Adoption is about creating a loving family, not rescuing a child.

Unfortunately, the narrative often stops once the adoption papers are signed, leaving adult adoptees feeling invisible or forgotten.

Once we’re no longer children, it seems as though we no longer matter in the conversation about adoption. But we do.

Guilt and Identity Struggles
I’ve always felt guilty about the idea of meeting my biological family. Sometimes, I feel like exploring this part of my identity would betray my adoptive family, even though I know logically that it isn’t true.

The Ongoing Struggles for Adopted Adults
Consequently, these complex emotions make it difficult for adopted adults to move on with their lives.

Therefore, our struggle with identity, belonging, and guilt persists, and there’s a pressing need for more understanding and validation of these experiences.

The Need for More Support
I find solace in groups and movements like the UK Adult Adoptee Movement.
They provide a platform for adopted adults to share our stories and advocate for our needs.

One key aspect of this advocacy is the need for adoption-specific therapy, which could help adult adoptees process the unique challenges we face.

This means that elevating the voices of adult adoptees and creating safe spaces for us to share our experiences would be a step forward.

Adopted adults, even those who were adopted as infants, deserve more support.

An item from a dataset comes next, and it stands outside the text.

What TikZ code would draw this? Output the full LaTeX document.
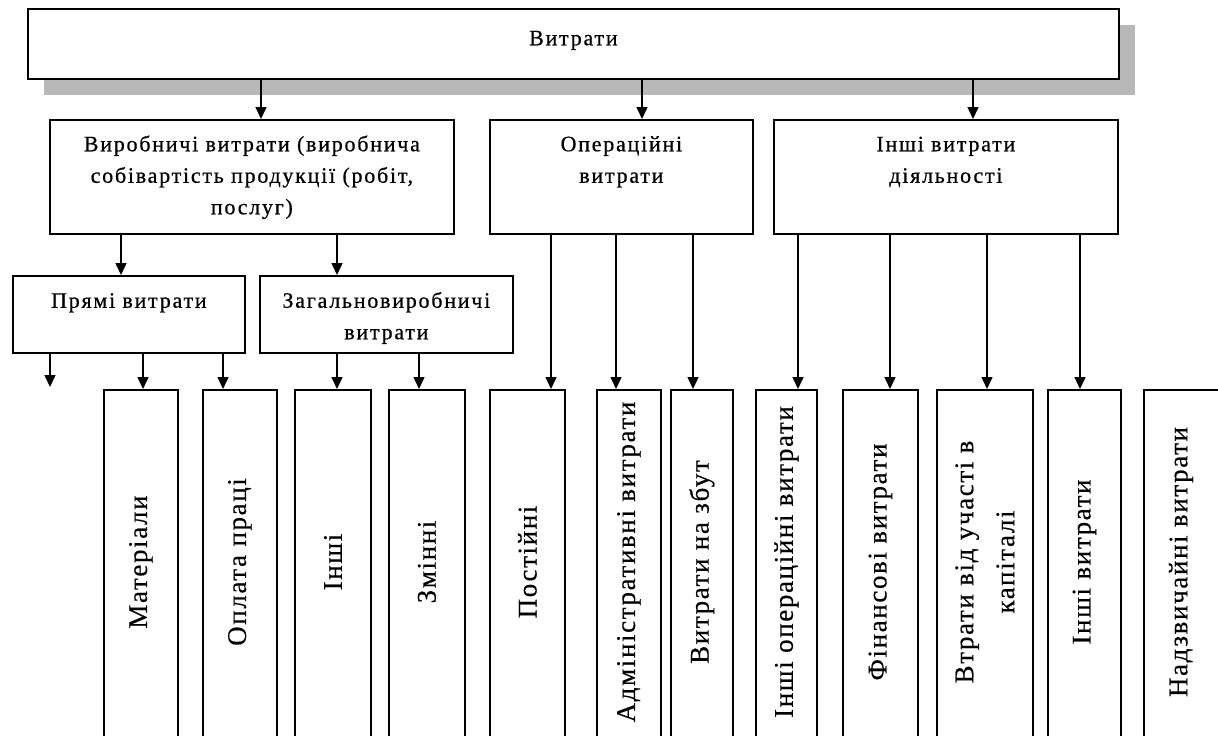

We need to dismantle the savior narrative.

The Importance of Being Heard
We deserve to be heard and understood, not dismissed or pushed aside once the adoption papers are signed.

It’s crucial to create a society where adopted adults are recognized and given the resources we need to thrive as we carry the weight of our experiences into adulthood.

Breaking the Stigma
It’s also vital for adoptive parents to talk openly about adoption without shame, making it a natural conversation in the household.

Not discussing adoption only causes emotional harm and contributes to the stigma surrounding it.

With more awareness and empathy, we can dismantle outdated narratives and create a world where adopted adults feel validated and supported.